Phase 0 — Current Architecture

Phase 0 establishes the foundational infrastructure:

Carmel.py                    # CLI entrypoint (repo root)
carmel/
├── __init__.py          # Package root, version export
├── version.py           # Single source of truth for version string
├── config.py            # Pydantic config models, YAML loading and validation
├── paths.py             # Path utilities, workspace directory initialization
└── logger.py            # Centralized logger configuration

Config System

Configuration uses pydantic BaseModel subclasses with extra="forbid" for strict validation. The CarmelConfig model validates workspace settings loaded from YAML files. Validators normalize logging level casing and expand tilde in paths.

Workspace Layout

init_workspace() creates a standard directory structure for campaign data:

Directory Purpose
benchmarks/ Curated benchmark bundles and credence records
evidence/ Literature memos, extracted records, source links
models/ Generated mechanism versions and diffs
provenance/ Hashes, versions, tool settings, costs
reports/ Final and intermediate reports
runs/ Executed tool runs and statuses

Logging

Centralized through a carmel namespace logger with configurable level and optional file output. Child loggers inherit configuration via get_logger().

CLI

Carmel.py at the repo root, following ARC/T3 convention. Argparse-based with three subcommands: version, validate-config, init-workspace. The main() function accepts an optional argv list for testability.

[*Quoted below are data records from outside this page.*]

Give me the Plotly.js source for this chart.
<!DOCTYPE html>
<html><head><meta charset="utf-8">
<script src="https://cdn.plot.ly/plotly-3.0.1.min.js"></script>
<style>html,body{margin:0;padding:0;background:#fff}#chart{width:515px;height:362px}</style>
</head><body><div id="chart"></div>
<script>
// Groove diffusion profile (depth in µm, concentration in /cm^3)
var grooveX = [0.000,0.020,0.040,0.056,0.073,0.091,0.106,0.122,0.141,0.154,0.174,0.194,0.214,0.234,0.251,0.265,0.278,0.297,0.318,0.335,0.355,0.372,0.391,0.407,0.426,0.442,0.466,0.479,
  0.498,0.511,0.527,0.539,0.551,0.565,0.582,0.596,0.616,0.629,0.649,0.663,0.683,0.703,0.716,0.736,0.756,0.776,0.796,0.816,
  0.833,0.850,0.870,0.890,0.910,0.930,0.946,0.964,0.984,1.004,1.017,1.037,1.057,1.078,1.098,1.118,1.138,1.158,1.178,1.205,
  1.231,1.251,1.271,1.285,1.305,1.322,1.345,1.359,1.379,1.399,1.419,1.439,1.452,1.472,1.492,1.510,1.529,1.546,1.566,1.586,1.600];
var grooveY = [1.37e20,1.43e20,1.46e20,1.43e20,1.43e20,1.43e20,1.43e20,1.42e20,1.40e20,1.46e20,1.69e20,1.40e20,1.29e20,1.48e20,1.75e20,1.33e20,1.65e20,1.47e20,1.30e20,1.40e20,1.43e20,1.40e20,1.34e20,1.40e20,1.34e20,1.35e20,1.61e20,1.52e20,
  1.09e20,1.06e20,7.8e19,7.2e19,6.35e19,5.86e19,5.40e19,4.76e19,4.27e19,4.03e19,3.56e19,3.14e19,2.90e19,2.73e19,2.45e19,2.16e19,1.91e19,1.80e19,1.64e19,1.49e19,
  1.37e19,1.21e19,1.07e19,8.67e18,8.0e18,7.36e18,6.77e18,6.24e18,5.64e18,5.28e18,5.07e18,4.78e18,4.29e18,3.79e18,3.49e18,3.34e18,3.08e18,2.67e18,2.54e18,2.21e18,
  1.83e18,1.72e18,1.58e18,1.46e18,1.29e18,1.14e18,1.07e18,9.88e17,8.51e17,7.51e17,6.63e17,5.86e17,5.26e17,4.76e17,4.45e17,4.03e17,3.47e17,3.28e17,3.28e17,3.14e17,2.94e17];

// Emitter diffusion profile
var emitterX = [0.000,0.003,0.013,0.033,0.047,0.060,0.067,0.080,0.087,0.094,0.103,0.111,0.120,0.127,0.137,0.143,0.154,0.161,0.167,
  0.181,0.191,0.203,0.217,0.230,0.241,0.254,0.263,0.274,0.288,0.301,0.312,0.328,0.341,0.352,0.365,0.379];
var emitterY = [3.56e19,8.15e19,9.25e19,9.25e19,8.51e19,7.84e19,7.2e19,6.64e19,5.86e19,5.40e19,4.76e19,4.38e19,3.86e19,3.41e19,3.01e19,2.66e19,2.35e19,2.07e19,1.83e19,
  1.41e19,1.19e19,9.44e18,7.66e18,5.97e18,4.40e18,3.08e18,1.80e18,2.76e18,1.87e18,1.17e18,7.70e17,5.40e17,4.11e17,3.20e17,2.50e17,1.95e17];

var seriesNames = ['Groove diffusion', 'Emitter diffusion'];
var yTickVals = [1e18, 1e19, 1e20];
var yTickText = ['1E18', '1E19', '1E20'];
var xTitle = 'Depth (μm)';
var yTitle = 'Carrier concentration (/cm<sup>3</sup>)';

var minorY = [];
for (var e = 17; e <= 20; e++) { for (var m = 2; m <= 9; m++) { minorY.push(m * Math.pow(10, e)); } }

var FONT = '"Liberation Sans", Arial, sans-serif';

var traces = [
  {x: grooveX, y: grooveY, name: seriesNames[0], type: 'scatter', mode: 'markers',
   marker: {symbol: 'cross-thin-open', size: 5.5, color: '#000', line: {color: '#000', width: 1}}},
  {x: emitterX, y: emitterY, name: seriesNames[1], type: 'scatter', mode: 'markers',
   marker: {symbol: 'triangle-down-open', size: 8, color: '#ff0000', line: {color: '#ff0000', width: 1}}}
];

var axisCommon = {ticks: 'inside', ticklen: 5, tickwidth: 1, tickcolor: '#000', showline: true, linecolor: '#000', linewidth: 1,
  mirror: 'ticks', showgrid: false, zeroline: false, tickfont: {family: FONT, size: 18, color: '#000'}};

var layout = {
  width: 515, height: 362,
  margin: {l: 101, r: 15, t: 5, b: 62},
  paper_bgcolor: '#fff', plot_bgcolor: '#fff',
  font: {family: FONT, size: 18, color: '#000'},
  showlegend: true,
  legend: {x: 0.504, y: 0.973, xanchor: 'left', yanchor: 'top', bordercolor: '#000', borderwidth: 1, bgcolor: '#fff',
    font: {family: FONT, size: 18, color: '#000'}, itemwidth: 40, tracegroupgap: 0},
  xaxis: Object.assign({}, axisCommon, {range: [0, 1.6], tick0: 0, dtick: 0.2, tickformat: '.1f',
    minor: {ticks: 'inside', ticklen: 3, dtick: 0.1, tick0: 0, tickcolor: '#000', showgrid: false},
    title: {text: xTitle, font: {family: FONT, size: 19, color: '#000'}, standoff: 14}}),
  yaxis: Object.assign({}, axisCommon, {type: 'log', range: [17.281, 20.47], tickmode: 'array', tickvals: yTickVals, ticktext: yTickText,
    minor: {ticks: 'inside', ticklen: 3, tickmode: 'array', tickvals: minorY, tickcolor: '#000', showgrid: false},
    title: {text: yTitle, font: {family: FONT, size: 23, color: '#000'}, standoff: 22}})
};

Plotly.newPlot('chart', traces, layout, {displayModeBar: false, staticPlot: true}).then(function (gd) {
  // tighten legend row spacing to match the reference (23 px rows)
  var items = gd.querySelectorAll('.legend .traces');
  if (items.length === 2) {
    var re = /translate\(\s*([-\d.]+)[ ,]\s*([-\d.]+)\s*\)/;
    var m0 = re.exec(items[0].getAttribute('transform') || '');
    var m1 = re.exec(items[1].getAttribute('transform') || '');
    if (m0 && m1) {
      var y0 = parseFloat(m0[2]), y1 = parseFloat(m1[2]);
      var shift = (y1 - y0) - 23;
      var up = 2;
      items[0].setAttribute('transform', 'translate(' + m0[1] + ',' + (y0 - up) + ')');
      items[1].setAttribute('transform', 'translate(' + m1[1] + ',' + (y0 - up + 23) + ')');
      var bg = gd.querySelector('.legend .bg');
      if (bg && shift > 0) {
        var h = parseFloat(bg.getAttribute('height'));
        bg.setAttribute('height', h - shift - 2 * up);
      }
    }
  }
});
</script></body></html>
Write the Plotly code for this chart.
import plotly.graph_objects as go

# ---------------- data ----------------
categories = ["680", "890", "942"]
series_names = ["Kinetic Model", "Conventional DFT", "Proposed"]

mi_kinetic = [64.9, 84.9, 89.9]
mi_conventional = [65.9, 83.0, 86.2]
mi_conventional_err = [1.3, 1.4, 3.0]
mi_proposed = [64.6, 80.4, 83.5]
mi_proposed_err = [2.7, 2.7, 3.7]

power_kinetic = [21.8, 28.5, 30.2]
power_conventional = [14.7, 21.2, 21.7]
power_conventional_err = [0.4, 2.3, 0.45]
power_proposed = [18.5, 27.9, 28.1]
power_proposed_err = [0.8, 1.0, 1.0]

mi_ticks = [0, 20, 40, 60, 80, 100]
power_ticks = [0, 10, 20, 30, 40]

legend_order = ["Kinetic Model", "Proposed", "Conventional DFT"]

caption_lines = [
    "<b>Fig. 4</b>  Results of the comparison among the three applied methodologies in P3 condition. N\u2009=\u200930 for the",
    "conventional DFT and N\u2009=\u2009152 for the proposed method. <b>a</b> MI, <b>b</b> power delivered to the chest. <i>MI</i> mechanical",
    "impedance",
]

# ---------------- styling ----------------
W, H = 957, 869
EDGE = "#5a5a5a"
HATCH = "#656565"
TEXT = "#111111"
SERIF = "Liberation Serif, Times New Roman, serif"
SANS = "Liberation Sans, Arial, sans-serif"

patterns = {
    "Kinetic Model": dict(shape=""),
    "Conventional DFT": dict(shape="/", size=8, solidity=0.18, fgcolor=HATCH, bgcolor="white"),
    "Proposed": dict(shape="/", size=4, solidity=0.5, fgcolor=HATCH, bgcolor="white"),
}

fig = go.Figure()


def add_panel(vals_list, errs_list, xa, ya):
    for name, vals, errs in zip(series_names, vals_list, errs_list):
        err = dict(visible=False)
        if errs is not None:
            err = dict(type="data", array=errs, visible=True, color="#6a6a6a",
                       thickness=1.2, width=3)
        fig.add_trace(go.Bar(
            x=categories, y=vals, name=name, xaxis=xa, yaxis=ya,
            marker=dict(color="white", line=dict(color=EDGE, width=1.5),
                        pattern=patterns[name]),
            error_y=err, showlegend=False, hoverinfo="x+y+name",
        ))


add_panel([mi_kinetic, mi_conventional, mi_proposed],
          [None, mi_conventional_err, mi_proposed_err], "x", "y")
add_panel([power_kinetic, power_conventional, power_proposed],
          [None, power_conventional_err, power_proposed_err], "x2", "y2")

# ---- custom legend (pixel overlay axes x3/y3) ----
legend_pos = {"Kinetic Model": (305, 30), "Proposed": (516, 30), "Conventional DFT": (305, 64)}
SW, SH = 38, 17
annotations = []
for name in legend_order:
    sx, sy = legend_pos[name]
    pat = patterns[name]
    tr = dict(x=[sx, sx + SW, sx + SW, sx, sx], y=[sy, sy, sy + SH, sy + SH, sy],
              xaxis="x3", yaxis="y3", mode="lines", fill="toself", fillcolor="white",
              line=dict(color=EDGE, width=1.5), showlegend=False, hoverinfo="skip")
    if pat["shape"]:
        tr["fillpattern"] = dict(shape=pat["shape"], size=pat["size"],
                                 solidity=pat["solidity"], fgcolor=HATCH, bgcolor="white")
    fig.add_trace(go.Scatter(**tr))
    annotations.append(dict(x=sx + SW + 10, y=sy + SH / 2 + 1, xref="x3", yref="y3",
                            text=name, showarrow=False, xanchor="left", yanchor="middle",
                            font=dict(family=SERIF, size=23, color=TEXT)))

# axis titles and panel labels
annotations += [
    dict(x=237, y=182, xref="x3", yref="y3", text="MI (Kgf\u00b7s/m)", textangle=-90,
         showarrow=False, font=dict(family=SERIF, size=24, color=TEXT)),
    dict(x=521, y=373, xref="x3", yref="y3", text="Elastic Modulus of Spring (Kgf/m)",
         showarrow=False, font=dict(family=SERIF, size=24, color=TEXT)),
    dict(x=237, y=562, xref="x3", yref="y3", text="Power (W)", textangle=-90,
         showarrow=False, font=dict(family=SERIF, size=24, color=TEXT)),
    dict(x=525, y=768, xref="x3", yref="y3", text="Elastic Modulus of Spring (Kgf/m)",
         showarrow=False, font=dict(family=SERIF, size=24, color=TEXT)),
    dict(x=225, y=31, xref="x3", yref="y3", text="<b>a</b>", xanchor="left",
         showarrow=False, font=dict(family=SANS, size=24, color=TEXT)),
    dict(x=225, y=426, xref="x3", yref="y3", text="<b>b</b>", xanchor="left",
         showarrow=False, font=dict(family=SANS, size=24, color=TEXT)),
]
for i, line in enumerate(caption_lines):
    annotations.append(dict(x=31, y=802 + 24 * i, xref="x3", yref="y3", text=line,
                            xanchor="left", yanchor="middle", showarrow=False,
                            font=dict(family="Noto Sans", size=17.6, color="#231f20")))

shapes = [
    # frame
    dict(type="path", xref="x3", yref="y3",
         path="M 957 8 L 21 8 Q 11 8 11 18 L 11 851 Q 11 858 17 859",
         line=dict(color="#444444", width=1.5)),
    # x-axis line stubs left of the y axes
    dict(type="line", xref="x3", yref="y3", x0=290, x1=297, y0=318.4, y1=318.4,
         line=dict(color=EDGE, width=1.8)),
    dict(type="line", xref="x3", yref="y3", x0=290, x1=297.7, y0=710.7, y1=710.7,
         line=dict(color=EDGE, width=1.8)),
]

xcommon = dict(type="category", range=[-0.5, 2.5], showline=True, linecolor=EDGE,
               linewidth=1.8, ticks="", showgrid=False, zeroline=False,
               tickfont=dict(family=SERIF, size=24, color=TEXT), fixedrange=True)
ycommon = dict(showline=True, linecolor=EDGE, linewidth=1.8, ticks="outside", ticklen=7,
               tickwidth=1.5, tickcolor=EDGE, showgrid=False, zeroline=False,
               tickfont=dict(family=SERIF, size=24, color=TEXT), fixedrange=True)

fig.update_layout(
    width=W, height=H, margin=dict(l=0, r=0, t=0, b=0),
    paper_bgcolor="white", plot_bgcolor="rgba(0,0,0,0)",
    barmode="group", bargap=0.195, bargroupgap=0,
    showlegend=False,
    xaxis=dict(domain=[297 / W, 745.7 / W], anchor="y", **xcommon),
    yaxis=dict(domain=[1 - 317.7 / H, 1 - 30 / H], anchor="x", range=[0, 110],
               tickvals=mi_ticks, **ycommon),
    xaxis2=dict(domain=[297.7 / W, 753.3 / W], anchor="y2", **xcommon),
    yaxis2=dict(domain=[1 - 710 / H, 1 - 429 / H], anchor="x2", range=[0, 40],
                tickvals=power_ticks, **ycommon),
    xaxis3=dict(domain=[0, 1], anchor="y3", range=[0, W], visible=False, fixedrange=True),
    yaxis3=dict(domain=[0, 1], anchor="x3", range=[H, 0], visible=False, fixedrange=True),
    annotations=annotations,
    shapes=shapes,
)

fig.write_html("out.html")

Phase 1+ — Planned Architecture

Agent Ensemble

Agent Role
Planner Campaign state, budget management, action ranking
Literature Agent RAG over curated corpus, typed evidence memos
Data Agent Benchmark normalization, credence scoring
Revision Router Discrepancy-to-action mapping (bounded action set)
X-Design Agent Deterministic experiment design generation
Execution Controller Job submission, provenance, approval enforcement
Reporting Agent Plan summaries, approval memos, reports

External Tool Integration

Tool Trust Level
T3 Trusted
RMG Trusted with caution
ARC Trusted
Cantera Trusted
TCKDB Trusted

Campaign Artifacts

Each campaign workspace will additionally contain:

  • campaign.yaml — canonical structured input
  • campaign.md — human-readable summary
  • preferences.md — approval thresholds and policies
  • plan.md — current proposed actions
  • approvals.md — human approvals and notes
  • decision_log.jsonl — append-only decision stream

Hard Constraints

  • One top-level planner only
  • No dynamic agent spawning
  • No free-form tool invocation
  • Typed schemas for every tool call
  • Literature never writes directly into the model
  • All expensive actions gated by budget checks
  • All high-stakes actions gated by HITL policy
  • Append-only decision log
  • Full provenance for every action